Justin Tadlock

The Life-Changing Magic of Tidying Up

Blue book cover with white clouds.

I knew one of my New Year goals was going to be to get rid of some of the clutter I’ve accumulated over the years. As fate would have it, a Kindle deal popped up a few days ago and shined light upon the path that I should take. I managed to snag The Life-Changing Magic of Tidying Up for cheap.

It was like the gods themselves were speaking to me.

Marie Kondō developed her KonMari method of tidying after years of attempting to achieve perfection. She teaches you how to clean your home once and never let it fall back into disarray. Yeah, I wasn’t completely convinced either. And, to be honest, I’m still working with her method to see how it turns out. Like most self-help books, I think a part of you must be willing and ready to take on a change in your life for it to truly work.

Because it’s going to take me a bit to make it through Stage 1 (there are only two stages), I can’t comment on how life-changing this book really is. I can simply review the book at this point. In the future, I’d like to do a part 2 of this review on the method and how things worked out.

The entire book could’ve been one well-written and succinct blog post. But, you can’t sell a few million copies of a blog post. Plus, a book helps reiterate the same principles over and over, drilling them into your mind.

I read through The Life-Changing Magic in one night. It’s a short read, coming in at little more than 200 pages. If you’re serious about wanting to declutter your home, the reading commitment is minimal.

I spent much of the time while reading thinking that the author sounded like someone who needed professional help. Many excerpts were a retelling of her desires, even from childhood, to be neat and tidy. I’m talking to the point of being obsessive about it. I wondered if her methods would translate over to those of us who didn’t spend our childhoods compulsively organizing and cleaning everything. Then again, maybe that’s the perfect type of person to teach the rest of us lazy slobs how to get our house in order.

Much of the advice is geared specifically toward women. I have no doubt that is Kondō’s primary audience, so it makes sense to lean that direction. However, it would’ve been nice to acknowledge that some men might be reading the book and offer practical advice specific to the them. This wasn’t enough to detract from the book’s message, but it was noticeable enough to be a minor annoyance.

With 200 pages, I thought that the book would dive into more practical advice. Things like the clothing-storage methods make sense, and I’m ready to start trying those. The book needed far more of these practical tips to be worth the page count. I’ve heard that Spark Joy, the illustrated sister book, offers more of what I was looking for.

The message that hit home with me is the one of ridding your life of things that you find no joy in. This is a feeling I’ve been having for some time now. I have possessions that do not bring me joy. Why do I have them? Kondō was able to articulate those feelings for me and provide a plan of action for confronting and dealing with them.

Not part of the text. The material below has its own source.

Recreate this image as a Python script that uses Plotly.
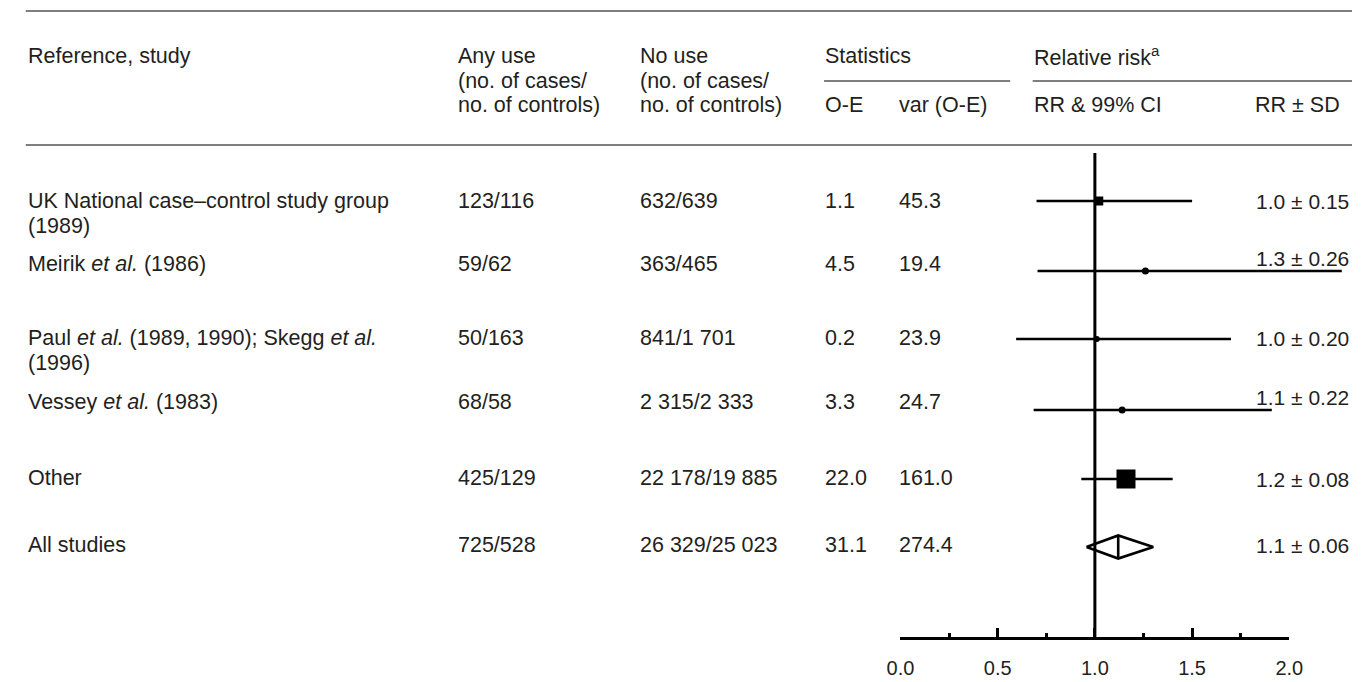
import plotly.graph_objects as go

# ---- table data ----
studies = [
    "UK National case–control study group",
    "Meirik <i>et al.</i> (1986)",
    "Paul <i>et al.</i> (1989, 1990); Skegg <i>et al.</i>",
    "Vessey <i>et al.</i> (1983)",
    "Other",
    "All studies",
]
studies_line2 = ["(1989)", "", "(1996)", "", "", ""]
any_use = ["123/116", "59/62", "50/163", "68/58", "425/129", "725/528"]
no_use = ["632/639", "363/465", "841/1 701", "2 315/2 333", "22 178/19 885", "26 329/25 023"]
o_minus_e = [1.1, 4.5, 0.2, 3.3, 22.0, 31.1]
var_o_minus_e = [45.3, 19.4, 23.9, 24.7, 161.0, 274.4]

# ---- relative risks ----
rr = [1.02, 1.26, 1.01, 1.14, 1.16, 1.12]
rr_sd = [0.15, 0.26, 0.20, 0.22, 0.08, 0.06]
ci_low = [0.70, 0.705, 0.595, 0.685, 0.93, 0.957]
ci_high = [1.50, 2.27, 1.70, 1.91, 1.40, 1.30]

axis_ticks = [0.0, 0.5, 1.0, 1.5, 2.0]
axis_minor = [0.25, 0.75, 1.25, 1.75]

# ---- layout geometry (pixels) ----
W, H = 1366, 682
X_AT_0, X_AT_2 = 905, 1302           # pixel positions of RR = 0 and RR = 2
PX_PER_UNIT = (X_AT_2 - X_AT_0) / 2.0
AXIS_Y = 637

row_text_y = [201, 264, 338, 402, 478, 545]
row_label_y = [201, 258, 338, 397, 479, 545]
row_line_y = [201, 271, 339, 410, 479, 547]
LINE2_DY = 25

col_study = 13
col_any = 452
col_no = 638
col_oe = 827
col_var = 903
col_rr = 1040
col_sd = 1266
col_right = 1364

FONT = "Liberation Sans, Arial, Helvetica, sans-serif"
TXT = "#231f20"
FS = 21.5

fig = go.Figure()

# confidence interval bars
ci_x, ci_y = [], []
for i in range(len(rr) - 1):
    ci_x += [ci_low[i], ci_high[i], None]
    ci_y += [row_line_y[i], row_line_y[i], None]
fig.add_trace(go.Scatter(x=ci_x, y=ci_y, mode="lines",
                         line=dict(color="black", width=2.6),
                         hoverinfo="skip", showlegend=False))

# reference line at RR = 1
fig.add_trace(go.Scatter(x=[1.0, 1.0], y=[153, AXIS_Y], mode="lines",
                         line=dict(color="black", width=3),
                         hoverinfo="skip", showlegend=False))

# point estimates
marker_symbols = ["square", "circle", "circle", "circle", "square"]
marker_sizes = [9, 7, 6, 7, 19]
fig.add_trace(go.Scatter(x=rr[:-1], y=row_line_y[:-1], mode="markers",
                         marker=dict(symbol=marker_symbols, size=marker_sizes,
                                     color="black", opacity=1, line=dict(width=0)),
                         hoverinfo="skip", showlegend=False))

# pooled estimate diamond
k = len(rr) - 1
half_h = 11.5
yc = row_line_y[k]
fig.add_trace(go.Scatter(
    x=[ci_low[k], rr[k], ci_high[k], rr[k], ci_low[k], None, rr[k], rr[k]],
    y=[yc, yc - half_h, yc, yc + half_h, yc, None, yc - half_h, yc + half_h],
    mode="lines", line=dict(color="black", width=2.6),
    hoverinfo="skip", showlegend=False))

# invisible trace to carry the RR axis
fig.add_trace(go.Scatter(x=[0, 2], y=[0, 0], xaxis="x2", yaxis="y2", mode="markers",
                         marker=dict(opacity=0), hoverinfo="skip", showlegend=False))

ann = []


def txt(x, y, s, anchor="left", size=FS):
    ann.append(dict(x=x / W, y=y, xref="paper", yref="y", text=s, showarrow=False,
                    xanchor=anchor, yanchor="middle", borderpad=0,
                    font=dict(family=FONT, size=size, color=TXT)))


# header
HY1, HY2, HY3 = 56, 80.5, 105
txt(col_study, HY1, "Reference, study")
txt(col_any, HY1, "Any use")
txt(col_any, HY2, "(no. of cases/")
txt(col_any, HY3, "no. of controls)")
txt(col_no, HY1, "No use")
txt(col_no, HY2, "(no. of cases/")
txt(col_no, HY3, "no. of controls)")
txt(col_oe, HY1, "Statistics")
txt(col_oe, HY3, "O-E")
txt(col_var, HY3, "var (O-E)")
txt(col_rr, HY1, "Relative risk<sup>a</sup>")
txt(col_rr, HY3, "RR &amp; 99% CI")
txt(col_sd, HY3, "RR ± SD")

# body rows
for i in range(len(studies)):
    y = row_text_y[i]
    txt(col_study, y, studies[i])
    if studies_line2[i]:
        txt(col_study, y + LINE2_DY, studies_line2[i])
    txt(col_any, y, any_use[i])
    txt(col_no, y, no_use[i])
    txt(col_oe, y, f"{o_minus_e[i]:.1f}")
    txt(col_var, y, f"{var_o_minus_e[i]:.1f}")
    txt(col_right, row_label_y[i], f"{rr[i]:.1f} ± {rr_sd[i]:.2f}", anchor="right", size=21)

RULE = dict(color="#555555", width=1.6)
shapes = [
    dict(type="line", xref="paper", yref="y", x0=12 / W, x1=1, y0=11, y1=11, line=RULE),
    dict(type="line", xref="paper", yref="y", x0=12 / W, x1=1, y0=145, y1=145, line=RULE),
    dict(type="line", xref="paper", yref="y", x0=col_oe / W, x1=1017 / W, y0=81, y1=81, line=RULE),
    dict(type="line", xref="paper", yref="y", x0=col_rr / W, x1=1, y0=81, y1=81, line=RULE),
]

x_lo = -X_AT_0 / PX_PER_UNIT
x_hi = (W - X_AT_0) / PX_PER_UNIT

fig.update_layout(
    width=W, height=H,
    margin=dict(l=0, r=0, t=0, b=0),
    paper_bgcolor="white", plot_bgcolor="rgba(0,0,0,0)",
    showlegend=False,
    annotations=ann,
    shapes=shapes,
    xaxis=dict(domain=[0, 1], range=[x_lo, x_hi], visible=False, fixedrange=True),
    yaxis=dict(domain=[0, 1], range=[H, 0], visible=False, fixedrange=True),
    xaxis2=dict(domain=[X_AT_0 / W, X_AT_2 / W], range=[0, 2], anchor="y2",
                showline=True, linecolor="black", linewidth=2.6,
                ticks="inside", ticklen=9, tickwidth=2.6, tickcolor="black",
                tickvals=axis_ticks, ticktext=[f"{v:.1f}" for v in axis_ticks],
                minor=dict(tickvals=axis_minor, ticks="inside", ticklen=4,
                           tickwidth=2.6, tickcolor="black"),
                ticklabelstandoff=11,
                tickfont=dict(family=FONT, size=20, color=TXT),
                showgrid=False, zeroline=False, fixedrange=True),
    yaxis2=dict(domain=[(H - AXIS_Y) / H, 1], range=[0, 1], visible=False, fixedrange=True),
)

fig.write_html("out.html")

As a book, it needed a few more revisions and to be fleshed out with more practical advice. As for the content, the message, we’ll see. Maybe I’ll be living a peaceful and clutter-free life six months from now.

Some readers will find Kondō to be batshit crazy (she does talk to inanimate objects) and, in true KonMari fashion, discard this book because it does not spark joy. Others, well, we’re probably crazy enough to give her advice a try.

I’m withholding my star rating for this book until I can decide how life-changing this book truly is by putting Kondō’s methods into practice.